_Goal of the exercise_
Return the lines exactly as they stand, from the first of the material through the line containing "const canvasRef = useRef<HTMLCanvasElement".

_Supplied data_

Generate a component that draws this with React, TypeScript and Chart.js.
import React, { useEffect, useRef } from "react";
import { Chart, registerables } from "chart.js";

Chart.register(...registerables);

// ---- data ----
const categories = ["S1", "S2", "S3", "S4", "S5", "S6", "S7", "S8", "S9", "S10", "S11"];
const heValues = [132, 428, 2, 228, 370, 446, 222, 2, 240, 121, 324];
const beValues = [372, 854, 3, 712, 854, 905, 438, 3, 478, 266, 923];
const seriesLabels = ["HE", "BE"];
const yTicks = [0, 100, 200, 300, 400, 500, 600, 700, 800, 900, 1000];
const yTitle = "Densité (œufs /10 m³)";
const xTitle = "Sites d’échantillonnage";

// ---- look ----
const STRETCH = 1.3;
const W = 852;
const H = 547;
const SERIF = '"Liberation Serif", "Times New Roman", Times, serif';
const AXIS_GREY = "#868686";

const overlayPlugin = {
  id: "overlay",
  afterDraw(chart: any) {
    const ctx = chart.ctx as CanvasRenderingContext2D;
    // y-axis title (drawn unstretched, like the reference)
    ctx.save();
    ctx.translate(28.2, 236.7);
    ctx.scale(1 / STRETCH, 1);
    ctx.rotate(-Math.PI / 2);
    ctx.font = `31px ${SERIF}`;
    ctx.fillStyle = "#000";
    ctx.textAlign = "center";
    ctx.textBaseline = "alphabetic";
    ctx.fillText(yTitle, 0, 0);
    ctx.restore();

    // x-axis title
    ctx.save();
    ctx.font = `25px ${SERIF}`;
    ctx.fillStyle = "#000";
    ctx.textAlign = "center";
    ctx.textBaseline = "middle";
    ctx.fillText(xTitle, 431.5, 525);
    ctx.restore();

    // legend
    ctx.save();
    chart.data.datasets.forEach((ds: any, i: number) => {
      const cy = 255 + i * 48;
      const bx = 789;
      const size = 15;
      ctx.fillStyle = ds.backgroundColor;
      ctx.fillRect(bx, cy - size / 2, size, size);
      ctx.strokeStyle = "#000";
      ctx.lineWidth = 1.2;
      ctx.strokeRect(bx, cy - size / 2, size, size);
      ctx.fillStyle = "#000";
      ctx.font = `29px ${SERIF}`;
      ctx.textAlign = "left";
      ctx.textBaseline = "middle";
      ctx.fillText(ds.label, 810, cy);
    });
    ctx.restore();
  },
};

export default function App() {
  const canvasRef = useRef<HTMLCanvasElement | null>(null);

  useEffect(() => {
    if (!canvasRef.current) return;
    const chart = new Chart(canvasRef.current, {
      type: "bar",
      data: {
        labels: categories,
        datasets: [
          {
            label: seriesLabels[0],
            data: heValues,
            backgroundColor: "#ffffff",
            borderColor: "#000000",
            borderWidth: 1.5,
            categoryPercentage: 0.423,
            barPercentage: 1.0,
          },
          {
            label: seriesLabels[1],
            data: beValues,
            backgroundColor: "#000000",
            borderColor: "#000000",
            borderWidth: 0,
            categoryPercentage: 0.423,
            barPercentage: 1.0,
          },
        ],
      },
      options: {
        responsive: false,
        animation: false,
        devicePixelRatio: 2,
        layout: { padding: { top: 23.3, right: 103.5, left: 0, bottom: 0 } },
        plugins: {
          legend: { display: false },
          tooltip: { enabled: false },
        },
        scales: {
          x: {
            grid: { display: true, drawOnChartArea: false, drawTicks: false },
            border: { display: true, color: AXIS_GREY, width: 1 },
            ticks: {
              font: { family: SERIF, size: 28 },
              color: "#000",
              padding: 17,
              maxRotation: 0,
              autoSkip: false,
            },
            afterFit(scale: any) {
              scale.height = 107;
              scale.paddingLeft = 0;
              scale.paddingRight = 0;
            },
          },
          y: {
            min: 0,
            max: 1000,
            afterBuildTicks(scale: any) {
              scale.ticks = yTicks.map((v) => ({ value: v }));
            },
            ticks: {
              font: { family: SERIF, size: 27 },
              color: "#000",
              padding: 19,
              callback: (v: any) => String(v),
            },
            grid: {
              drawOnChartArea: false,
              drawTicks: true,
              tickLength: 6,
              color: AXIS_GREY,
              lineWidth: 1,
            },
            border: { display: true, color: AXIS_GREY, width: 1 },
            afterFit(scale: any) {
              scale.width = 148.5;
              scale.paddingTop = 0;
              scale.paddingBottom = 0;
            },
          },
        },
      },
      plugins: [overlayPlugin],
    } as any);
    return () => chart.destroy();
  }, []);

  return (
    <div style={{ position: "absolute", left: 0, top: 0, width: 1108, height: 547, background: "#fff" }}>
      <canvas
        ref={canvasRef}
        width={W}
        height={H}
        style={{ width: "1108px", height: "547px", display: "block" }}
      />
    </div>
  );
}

_Answer for the task_
Generate a component that draws this with React, TypeScript and Chart.js.
import React, { useEffect, useRef } from "react";
import { Chart, registerables } from "chart.js";

Chart.register(...registerables);

// ---- data ----
const categories = ["S1", "S2", "S3", "S4", "S5", "S6", "S7", "S8", "S9", "S10", "S11"];
const heValues = [132, 428, 2, 228, 370, 446, 222, 2, 240, 121, 324];
const beValues = [372, 854, 3, 712, 854, 905, 438, 3, 478, 266, 923];
const seriesLabels = ["HE", "BE"];
const yTicks = [0, 100, 200, 300, 400, 500, 600, 700, 800, 900, 1000];
const yTitle = "Densité (œufs /10 m³)";
const xTitle = "Sites d’échantillonnage";

// ---- look ----
const STRETCH = 1.3;
const W = 852;
const H = 547;
const SERIF = '"Liberation Serif", "Times New Roman", Times, serif';
const AXIS_GREY = "#868686";

const overlayPlugin = {
  id: "overlay",
  afterDraw(chart: any) {
    const ctx = chart.ctx as CanvasRenderingContext2D;
    // y-axis title (drawn unstretched, like the reference)
    ctx.save();
    ctx.translate(28.2, 236.7);
    ctx.scale(1 / STRETCH, 1);
    ctx.rotate(-Math.PI / 2);
    ctx.font = `31px ${SERIF}`;
    ctx.fillStyle = "#000";
    ctx.textAlign = "center";
    ctx.textBaseline = "alphabetic";
    ctx.fillText(yTitle, 0, 0);
    ctx.restore();

    // x-axis title
    ctx.save();
    ctx.font = `25px ${SERIF}`;
    ctx.fillStyle = "#000";
    ctx.textAlign = "center";
    ctx.textBaseline = "middle";
    ctx.fillText(xTitle, 431.5, 525);
    ctx.restore();

    // legend
    ctx.save();
    chart.data.datasets.forEach((ds: any, i: number) => {
      const cy = 255 + i * 48;
      const bx = 789;
      const size = 15;
      ctx.fillStyle = ds.backgroundColor;
      ctx.fillRect(bx, cy - size / 2, size, size);
      ctx.strokeStyle = "#000";
      ctx.lineWidth = 1.2;
      ctx.strokeRect(bx, cy - size / 2, size, size);
      ctx.fillStyle = "#000";
      ctx.font = `29px ${SERIF}`;
      ctx.textAlign = "left";
      ctx.textBaseline = "middle";
      ctx.fillText(ds.label, 810, cy);
    });
    ctx.restore();
  },
};

export default function App() {
  const canvasRef = useRef<HTMLCanvasElement | null>(null);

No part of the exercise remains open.